The most likely consolidation path for most small L2s is migration into a Superchain or AggLayer framework, rebranding as an application-specific chain serving one protocol or community, or simply losing developer activity until the chain becomes a ghost network maintained by automated sequencers posting empty blocks.
A smaller number of chains will attempt to raise additional venture capital to extend runway and build toward differentiation. The appetite for that capital is constrained. Cryptocurrency venture funding in Q1 of this year totaled approximately $4.9 billion across all deals, according to Galaxy Digital’s quarterly VC report, down from the $10-billion-plus quarters of the 2021 to 2022 cycle. Infrastructure deals, which dominated 2022 and 2023 funding, are losing wallet share to application layer and AI-crypto intersection bets.
> The L2 consolidation will not be a crash. It will be a slow draining of developer attention, user activity, and venture backing from the long tail toward three to five dominant networks over 18 to 24 months.

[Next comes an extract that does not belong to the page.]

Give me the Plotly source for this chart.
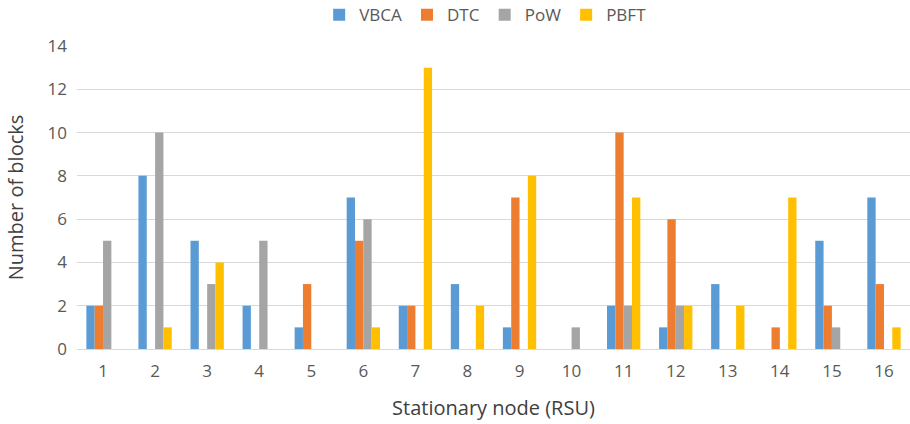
import plotly.graph_objects as go

# Blocks produced per stationary node (RSU)
rsu_nodes = [str(n) for n in range(1, 17)]
vbca_blocks = [2, 8, 5, 2, 1, 7, 2, 3, 1, 0, 2, 1, 3, 0, 5, 7]
dtc_blocks = [2, 0, 0, 0, 3, 5, 2, 0, 7, 0, 10, 6, 0, 1, 2, 3]
pow_blocks = [5, 10, 3, 5, 0, 6, 0, 0, 0, 1, 2, 2, 0, 0, 1, 0]
pbft_blocks = [0, 1, 4, 0, 0, 1, 13, 2, 8, 0, 7, 2, 2, 7, 0, 1]
y_ticks = [0, 2, 4, 6, 8, 10, 12, 14]

series = [
    ("VBCA", vbca_blocks, "#5B9BD5"),
    ("DTC", dtc_blocks, "#ED7D31"),
    ("PoW", pow_blocks, "#A5A5A5"),
    ("PBFT", pbft_blocks, "#FFC000"),
]

font_family = "Open Sans, Liberation Sans, sans-serif"
text_color = "#595959"

fig = go.Figure()
for name, values, color in series:
    fig.add_trace(
        go.Bar(
            x=rsu_nodes,
            y=values,
            name=name,
            marker={"color": color, "line": {"width": 0}},
        )
    )

fig.update_layout(
    width=910,
    height=424,
    barmode="group",
    bargap=0.36,
    bargroupgap=0,
    plot_bgcolor="white",
    paper_bgcolor="white",
    font={"family": font_family, "color": text_color, "size": 17},
    margin={"l": 77, "r": 0, "t": 46, "b": 75, "autoexpand": False},
    legend={
        "orientation": "h",
        "x": 0.49,
        "xanchor": "center",
        "y": 1.102,
        "yanchor": "middle",
        "font": {"size": 17, "color": text_color},
        "itemwidth": 30,
        "tracegroupgap": 0,
    },
    xaxis={
        "title": {"text": "Stationary node (RSU)", "font": {"size": 20, "color": "#404040"}, "standoff": 19},
        "showgrid": False,
        "showline": True,
        "linecolor": "#D9D9D9",
        "linewidth": 1,
        "ticks": "",
        "ticklabelstandoff": 7,
        "tickfont": {"size": 17},
    },
    yaxis={
        "title": {"text": "Number of blocks", "font": {"size": 20, "color": "#404040"}, "standoff": 18},
        "range": [0, 14],
        "tickvals": y_ticks,
        "showgrid": True,
        "gridcolor": "#D9D9D9",
        "gridwidth": 1,
        "zeroline": False,
        "showline": False,
        "ticks": "",
        "ticklabelstandoff": 9,
        "tickfont": {"size": 17},
    },
)

# drop the browser's default body margin so the figure sits at the window corner
fig.write_html(
    "out.html",
    config={"displayModeBar": False},
    post_script="document.body.style.margin = '0';",
)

The timeline matters for token holders and founders. Teams that move early to find a strategic home within a larger ecosystem, whether through the Superchain, AggLayer, or an acquisition, will preserve optionality. Teams that wait for market conditions to improve are likely to find that the window for a credible pivot closes before the market turns.
Also Read: Cardano Craters 16% as Broadcom AI Miss Triggers Broad Crypto Selloff
The Chains Most Likely To Emerge From The Shakeout
Identifying the survivors requires applying the three archetype filters to the current field, not ranking chains by current TVL or token price. Current TVL rankings are lagging indicators. Structural position is what matters for the 18-month horizon.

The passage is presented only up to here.